本日、ニューヨークタイムズは「How a Top Secret SEAL Team 6 Mission Into North Korea Fell Apart」として2019年の第一次トランプ政権下で行われた、北朝鮮へのアメリカ海軍特殊部隊「SEALs」による失敗した上陸作戦を詳細に報道しました。これはDave Philippsさん及びMatthew Coleさんによる調査報道の形を取っており、極めて詳細なものとなっています。
この記事ではその調査報道の概略をまとめるとともに、考えられる影響について考えていきたいと思います。
結論
- 2019年にアメリカ海軍の「SEALs」が元山周辺の海岸に上陸したが北朝鮮に発見された
- 金正恩の通信を傍受するための機器を設置するためとしたが失敗
- ニューヨークタイムズによる調査報道のため、現状正当性は不明
2019年のアメリカと北朝鮮
2019年現在のアメリカと北朝鮮間の外交関係は、これまでと比較すると相対的に冷え切ってはいませんでした。2017年に亡くなったオットー・ワームビアさんの問題はあったものの、2018年には初の米朝首脳会談が開催され一時の危機は去ったように見えていました。

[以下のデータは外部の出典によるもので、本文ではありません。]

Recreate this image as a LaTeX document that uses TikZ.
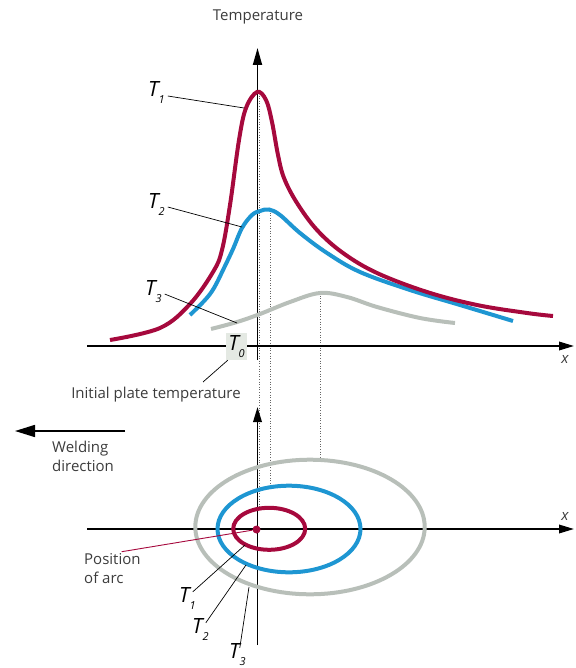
\documentclass[tikz,border=0pt]{standalone}
\usepackage{fontspec}
\setmainfont{Open Sans}
\usetikzlibrary{arrows.meta}

\definecolor{tred}{HTML}{A6093D}
\definecolor{tblue}{HTML}{1E96D2}
\definecolor{tgray}{HTML}{B8BFB9}
\definecolor{tzero}{HTML}{E4E9E3}
\definecolor{ink}{HTML}{3C3C3C}

% T with an italic subscript
\newcommand{\tsub}[1]{\textit{T}\kern-2pt\raisebox{-7pt}{\fontsize{11}{11}\selectfont\itshape #1}}

\begin{document}
\begin{tikzpicture}[
    x=1pt, y=-1pt,
    axis/.style={line width=1.8pt, -{Triangle[length=15pt, width=8.5pt]}},
    curve/.style={line width=4pt},
    ring/.style={line width=4pt},
    lead/.style={line width=0.7pt, black},
    dotline/.style={line width=0.7pt, black!60, dash pattern=on 1pt off 1.6pt},
    lbl/.style={font=\fontsize{15}{19}\selectfont, text=ink, inner sep=0pt, align=left},
    tlbl/.style={font=\fontsize{21}{21}\selectfont, inner sep=0pt, anchor=base west}
]
\useasboundingbox (0,0) rectangle (575,668);

% ---- Dotted projections ----
\coordinate (pk1) at (259,93);
\coordinate (pk2) at (270,210);
\coordinate (pk3) at (320.5,293);
\coordinate (rt1) at (259,507.5);
\coordinate (rt2) at (270,487);
\coordinate (rt3) at (320.5,460);
\draw[dotline] (pk1) -- (rt1);
\draw[dotline] (pk2) -- (rt2);
\draw[dotline] (pk3) -- (rt3);

% ---- Upper diagram: axes ----
\coordinate (ux0) at (87,346);
\coordinate (ux1) at (574,346);
\coordinate (uy0) at (257.5,360);
\coordinate (uy1) at (257.5,48);
\draw[axis] (ux0) -- (ux1);
\draw[axis, -{Triangle[length=17pt, width=9pt]}] (uy0) -- (uy1);
\node[lbl] (temp) at (258,17) {Temperature};
\node[lbl, font=\fontsize{15}{19}\selectfont\itshape] (ux) at (565,359) {x};

% ---- Temperature curves ----
\draw[curve, tgray] plot[smooth, tension=0.6] coordinates {
    (211,329) (237,322) (260,314) (290,302) (320,293) (347,297)
    (377,307) (420,318) (455,323)};
\draw[curve, tblue] plot[smooth, tension=0.6] coordinates {
    (190,315) (205,300) (214,288) (224,268) (233,249) (242,228)
    (252,215) (260,211) (269,209.5) (280,215) (300,233) (327,253)
    (360,272) (410,290) (460,305) (513,321)};
\draw[curve, tred] plot[smooth, tension=0.6] coordinates {
    (110,340) (160,328) (190,304) (213,272) (222,250) (230,205)
    (239,140) (246,108) (257,92) (266,100) (272,122) (278,155)
    (284,178) (297,203) (317,230) (343,253) (377,273) (427,292)
    (477,305) (527,313) (553,316)};

% ---- Upper labels ----
\node[tlbl] (lT1) at (148,97) {\tsub{1}};
\node[tlbl] (lT2) at (148,208) {\tsub{2}};
\node[tlbl] (lT3) at (145,295) {\tsub{3}};
\coordinate (cT1) at (244,108);
\coordinate (cT2) at (242,227);
\coordinate (cT3) at (237,323);
\draw[lead] ([shift={(3,3)}]lT1.east) -- (cT1);
\draw[lead] ([shift={(3,3)}]lT2.east) -- (cT2);
\draw[lead] ([shift={(3,3)}]lT3.east) -- (cT3);

\node[fill=tzero, minimum width=21pt, minimum height=27pt, inner sep=0pt,
    font=\fontsize{21}{21}\selectfont] (lT0) at (236.5,346.5) {\tsub{0}};
\node[lbl, anchor=base] (init) at (156,398) {Initial plate temperature};
\coordinate (cinit) at (203,382);
\draw[lead] ([shift={(2,0)}]lT0.south west) -- (cinit);

% ---- Welding direction ----
\coordinate (wd0) at (125,431);
\coordinate (wd1) at (15,431);
\draw[line width=1.6pt, -{Triangle[length=20pt, width=12pt]}] (wd0) -- (wd1);
\node[lbl, anchor=north west] (weld) at (52,441) {Welding\\direction};

% ---- Lower diagram: axes ----
\coordinate (lx0) at (87,529);
\coordinate (lx1) at (574,529);
\coordinate (ly0) at (257.5,645);
\coordinate (ly1) at (257.5,407);
\draw[axis] (lx0) -- (lx1);
\draw[axis] (ly0) -- (ly1);
\node[lbl, font=\fontsize{15}{19}\selectfont\itshape] (lxl) at (565,516) {x};

% ---- Isotherms ----
\draw[ring, tgray] (310,527) ellipse [x radius=114.7pt, y radius=67.3pt];
\draw[ring, tblue] (289,529) ellipse [x radius=71.5pt, y radius=43.3pt];
\draw[ring, tred] (269.2,528.8) ellipse [x radius=36pt, y radius=21pt];

% ---- Position of arc ----
\node[circle, fill=tred, minimum size=8pt, inner sep=0pt] (arc) at (256.5,529.5) {};
\coordinate (carc) at (121.7,551.7);
\draw[tred, line width=0.9pt] (arc) -- (carc);
\node[lbl, anchor=north west] (parc) at (84,553) {Position\\of arc};

% ---- Lower labels ----
\node[tlbl] (lB1) at (179,602) {\tsub{1}};
\node[tlbl] (lB2) at (192,633) {\tsub{2}};
\node[tlbl] (lB3) at (229,658) {\tsub{3}};
\coordinate (cB1) at (245,545);
\coordinate (cB2) at (246,565);
\coordinate (cB3) at (249,587);
\draw[lead] ([shift={(-3,5)}]lB1.north east) -- (cB1);
\draw[lead] ([shift={(-3,5)}]lB2.north east) -- (cB2);
\draw[lead] ([shift={(-6,5)}]lB3.north east) -- (cB3);
\end{tikzpicture}
\end{document}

しかしながらニューヨークタイムズによると、ここにおいてアメリカは北朝鮮の情報を収集するうえで重大な欠陥がありました。北朝鮮内においての意思決定及びその推移をアメリカが収集することが極めて困難だったということです。このため、アメリカが北朝鮮の決定に関して他国と比較して十分な理解が出来えなかったということが言えます。
海岸に上陸
この解決策として、 電子機器を設置し北朝鮮内の通信を集める ことで少しでもその情報格差を埋めることが発案されました。このために2019年にSEALsチーム6が北朝鮮の東海岸にある元山の北部にある永興湾へ上陸し、機器を設置することが試みられました。場所等は不明ですが2005年にも同様の行為が行われたため、大統領の許可を受ける必要があったものの問題なく実行することが出来るとしていました。
しかしながら作戦の実行中に、その海岸付近に所在したボートにSEALsの潜水艦及び潜入装備が発見された可能性が示されました。そのためSEALsの隊員はライフルによって搭乗員を全員射殺しなおかつそれが発見されないような工作を行ったとのことです。結果として そのボートは民間のもの で、貝類を採っていたものだとされています。
この作戦は誰かに発見された場合は中止することが事前に定められており、SEALsはこれをもって撤退を開始し、作戦の目的は達成されなかったものの全員が無事に帰還したとのことです。バイデン政権は2021年度中に調査結果を主要議員に対して説明したようですが、調査結果そのものは現在でも機密扱いであるとのことです。
信頼性
以上がニューヨークタイムズの記事のあらましとなっていますが、ここにおける記述の信頼性は明瞭なものといえません。内容が内容なだけに第三者が裏取りを行うのは困難ですし、現在のトランプ政権が明らかな過去の違法行為をわざわざすぐさま認めるような行為は行わないと考えています。そのため当面は関係者の動きを観察し、反応を見るのが第三者が取りうる最高の選択肢となるかと思います。
最後に
時事通信が「米メディアは、米軍特殊部隊が2019年に対北朝鮮の極秘上陸作戦を決行したが、失敗していたと報じた」という物騒なタイトルの記事を送ってきたので思わず調べてしまいました。何度も本文中で述べている通り、この記事を書いている現在ではニューヨークタイムズの調査報道によるもののみとなっておりますので、信頼性が十分なものとは言えません。今後の様子を注視していきたいと思います。